Why did Canadian home prices go up during the pandemic, especially when immigration basically went to zero? (Canada only met our target of 400,000 immigrants for 2021 by counting people who were already here.)
When Covid hit, spending on gas, shopping, restaurants, and travel plunged, and household savings went way up. A lot of people who could work from home and still had their jobs suddenly had a lot more money to invest, and some of that money went into real estate.
Visualization, based on Statistics Canada data, is by Philip Smith.
I would say the roughly top 30 per cent of the population, income-wise, did well financially during the pandemic. Think of all the things that you couldn’t spend money on. You can’t go on vacation, you’re not commuting to work, so that’s $60 to $80 a week that’s not going into the gas tank. That starts to add up. Savings rates shot up.
Because of this, we saw that 30 per cent of the population put their money in all kinds of things. So real estate was a big one, but Bitcoin went up. All these “meme stocks” from GameStop to AMC went up. Old hockey cards absolutely escalated in value. Because you have all these people with essentially too much money and too much free time on their hands, and they’re kind of bored, they need to park that money somewhere. And a whole bunch of them decided, “Hey, you know what, I’m gonna buy a place in cottage country” or “I’m gonna buy this second house; I’m gonna get into the real-estate market.” So that drove a lot of this — there were more people buying and selling. And they could make much bigger offers because of savings rates and low interest rates.
Of course a lot of people did lose their jobs, which is why CERB and other income-support programs were so important - like a super-sized version of EI. Having household income drop to match the plunge in spending would have been disastrous. But now that there's been this giant surge in savings, pushing up real estate prices, what do we need to do to make home ownership more affordable?
On the supply side, what we want is something more like Atlanta, where demand for housing leads to a lot more construction and flat prices, rather than San Francisco, where demand for housing results in high prices while construction stays flat. See the graph from Glaeser and Gyourko 2018. People move where the jobs are, and Covid has untethered a lot of jobs from expensive cities like Toronto and Vancouver, so it makes sense to build more housing where people have moved, for example by allowing more "missing-middle" housing. This won't necessarily be easy: municipal governments are wary of adding more housing (because of opposition from local homeowners concerned about anything that could affect their most valuable asset), and provincial governments have the power to override them but are reluctant to do so.

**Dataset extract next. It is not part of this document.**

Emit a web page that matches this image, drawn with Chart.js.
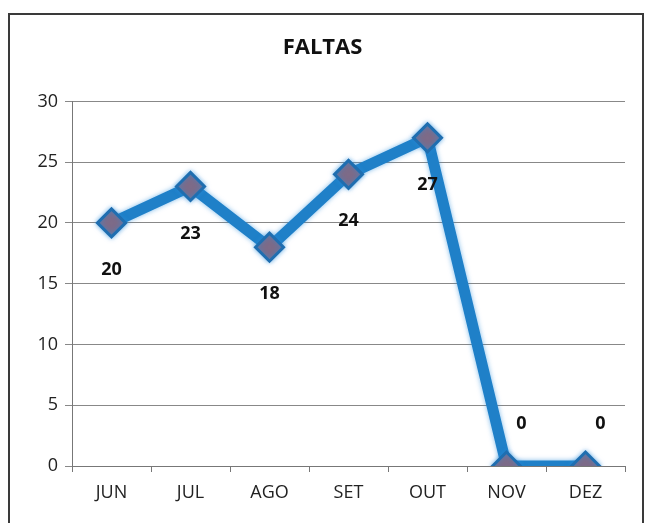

On the demand side, the risk is that you get a "natural Ponzi scheme" (Robert Shiller), like in the pre-2008 housing crash in the US, where an initial rise in house prices leads to more and more people piling into the market and driving prices up further. In normal times, the price-to-rent ratio should be stable. The higher it goes, the more unsustainable prices become. To counteract this, you probably want to tighten credit, for example by requiring higher down payments (a lower loan-to-value ratio) for investment properties.